If you're getting a Heart of Darkness vibe from that synopsis, it's no accident. Gray loads Ad Astra with Roy's voice-over internal monologue as he wrestles with his feelings about his long-absent father, making it feel a lot like A Papa-less Now. Cinematographer Hoyte Van Hoytema (Interstellar) provides a foundation of stunning images, both in the majesty of space and in claustrophobic spacecraft, offering the closest thing imaginable to a genre spin on a late-period Terrence Malick film. Pitt's performance is profoundly restrained as he plays a man who deliberately shuts himself off from his feelings—exemplified in fragmented flashbacks to a failed marriage (to Liv Tyler, still playing romantic interest to guys who go out into space to save the world, 20 years after Armageddon)—but if a movie is going to spend a lot of time fixed on an impassive human face, it might as well be Brad Pitt's.

Yet this is also a narrative that peppers its meditations on emotional and physical isolation with showy set pieces and fascinating visions of its "near future." The first surge sends Pitt and several co-workers on a massive stratosphere-piercing space antenna tumbling toward earth; a ride through the uncontrolled frontier outside a lunar base finds Pitt and his military escort attacked by—and I can't possibly even think of this concept without smiling—moon pirates. Gray repeatedly emphasizes a culture of trying to keep people calm and placid, from "comfort rooms" full of soothing nature scenes to the mandated mood stabilizers distributed to flight crews. And there's a wry dark humor to the notion that humanity's great achievement of establishing a permanent base on the moon involves making it as comfortably earth-like as possible, including tourist photo-ops and an Applebee's.

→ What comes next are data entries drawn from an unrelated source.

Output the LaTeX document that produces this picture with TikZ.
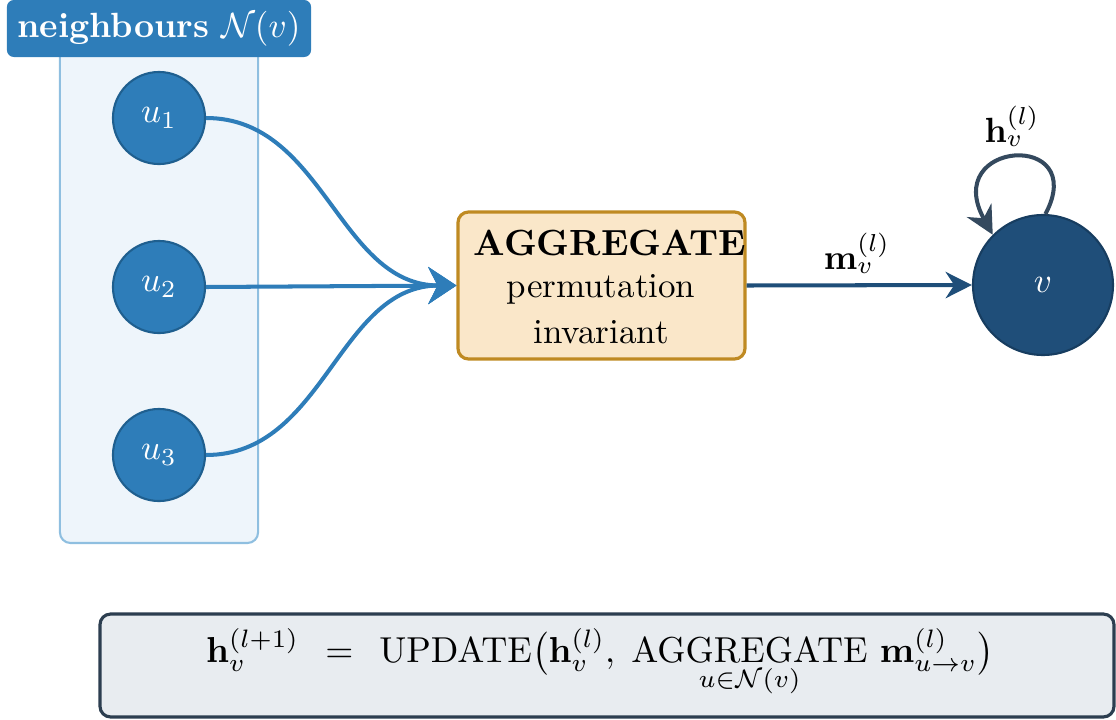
\documentclass[tikz,border=0pt]{standalone}
\usepackage{amsmath,amssymb}
\usetikzlibrary{arrows.meta}
\definecolor{nblue}{HTML}{2E7DB9}
\definecolor{nbluedark}{HTML}{1F5F8F}
\definecolor{contfill}{HTML}{EEF5FB}
\definecolor{contdraw}{HTML}{8FBFE0}
\definecolor{vblue}{HTML}{1F4E79}
\definecolor{vbluedark}{HTML}{173D60}
\definecolor{loopc}{HTML}{34495E}
\definecolor{aggfill}{HTML}{FAE7C9}
\definecolor{aggdraw}{HTML}{BF8A22}
\definecolor{formfill}{HTML}{E8ECF0}
\definecolor{formdraw}{HTML}{2C3E50}
\tikzset{
  container/.style={draw=contdraw, fill=contfill, line width=0.6pt, rounded corners=3pt, minimum width=56.6pt, minimum height=143.7pt},
  nblabel/.style={fill=nblue, rounded corners=2pt, text=white, minimum width=86.9pt, minimum height=16.3pt, inner sep=0pt},
  unode/.style={circle, fill=nblue, draw=nbluedark, line width=0.6pt, minimum size=26.3pt, inner sep=0pt, text=white},
  vnode/.style={circle, fill=vblue, draw=vbluedark, line width=0.6pt, minimum size=40pt, inner sep=0pt, text=white},
  aggbox/.style={fill=aggfill, draw=aggdraw, line width=0.9pt, rounded corners=3pt, minimum width=82pt, minimum height=42pt},
  formbox/.style={fill=formfill, draw=formdraw, line width=0.9pt, rounded corners=3pt, minimum width=289.7pt, minimum height=29.4pt},
  bluearrow/.style={draw=nblue, line width=1.15pt, -{Stealth[length=8pt,width=10.5pt]}},
  varrow/.style={draw=vblue, line width=1.15pt, -{Stealth[length=7.5pt,width=7.5pt]}},
  looparrow/.style={draw=loopc, line width=1.15pt, -{Stealth[length=8pt,width=8pt]}},
  txt/.style={inner sep=0pt}
}
\begin{document}
\begin{tikzpicture}[x=0.2857pt,y=-0.2857pt]
\useasboundingbox (0,0) rectangle (1116,720);
% neighbour container
\node[container] (nb) at (159,291.5) {};
\node[nblabel] (nbl) at (159,28.5) {\textbf{neighbours} $\mathcal{N}(v)$};
% neighbour nodes
\node[unode] (u1) at (159,118) {$u_1$};
\node[unode] (u2) at (159,287) {$u_2$};
\node[unode] (u3) at (159,455) {$u_3$};
% aggregate box
\node[aggbox] (agg) at (601.5,285.5) {};
\node[txt] (aggt) at (610,243) {\scalebox{1.04}{\textbf{AGGREGATE}}};
\node[txt] (aggp) at (601,289) {permutation};
\node[txt] (aggi) at (601,332) {invariant};
% target node
\node[vnode] (v) at (1043,285) {$v$};
% edges
\draw[bluearrow] (u1.east) to[out=0,in=180] (agg.west);
\draw[bluearrow] (u2.east) -- (agg.west);
\draw[bluearrow] (u3.east) to[out=0,in=180] (agg.west);
\draw[varrow] (agg.east) -- (v.west);
\node[txt] (mlab) at (857,253) {$\mathbf{m}_v^{(l)}$};
\draw[looparrow] (v.88) .. controls (1090,130) and (940,140) .. (v.135);
\node[txt] (hlab) at (1012,126) {$\mathbf{h}_v^{(l)}$};
% formula
\node[formbox] (fb) at (607,665.5) {};
\node[txt] (ft) at (600,663) {\scalebox{1.03}{$\displaystyle \mathbf{h}_v^{(l+1)} \;\,=\;\, \mathrm{UPDATE}\bigl(\mathbf{h}_v^{(l)},\; \operatorname*{AGGREGATE}_{u\in\mathcal{N}(v)} \,\mathbf{m}_{u\to v}^{(l)}\bigr)$}};
\end{tikzpicture}
\end{document}
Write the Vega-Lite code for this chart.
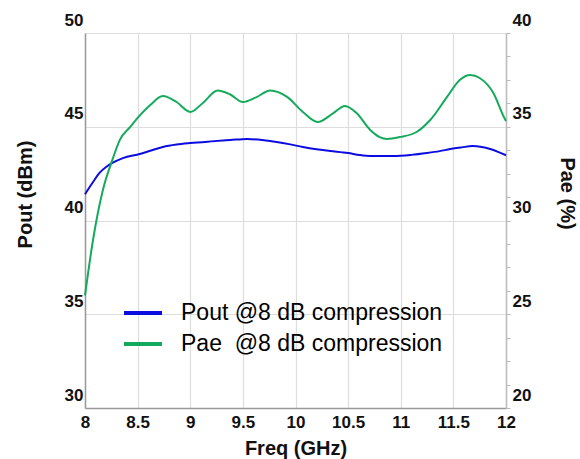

Then, as Roy draws closer and closer to a possible reunion with his father, Gray hones in on a notion that should feel timely and relevant: that the ideas and philosophies people dedicate themselves to can ultimately distance them from other human beings. Yet Ad Astra struggles to give that thesis the emotional punch Gray clearly wants to deliver, as the movie proves more successful at giving you stuff to look at and think about than at giving you stuff to feel. There's so much going on here, on a weird variety of tonal levels—I don't dare spoil the most startlingly unexpected focal point of one action beat—that some of it is bound to fall short. Ad Astra is gorgeous, ethereal, occasionally wise, sometimes overly literal, sometimes flat-out silly. You just don't get too many haunting big-budget odysseys about the essence of what it means to be human that also include moon pirates.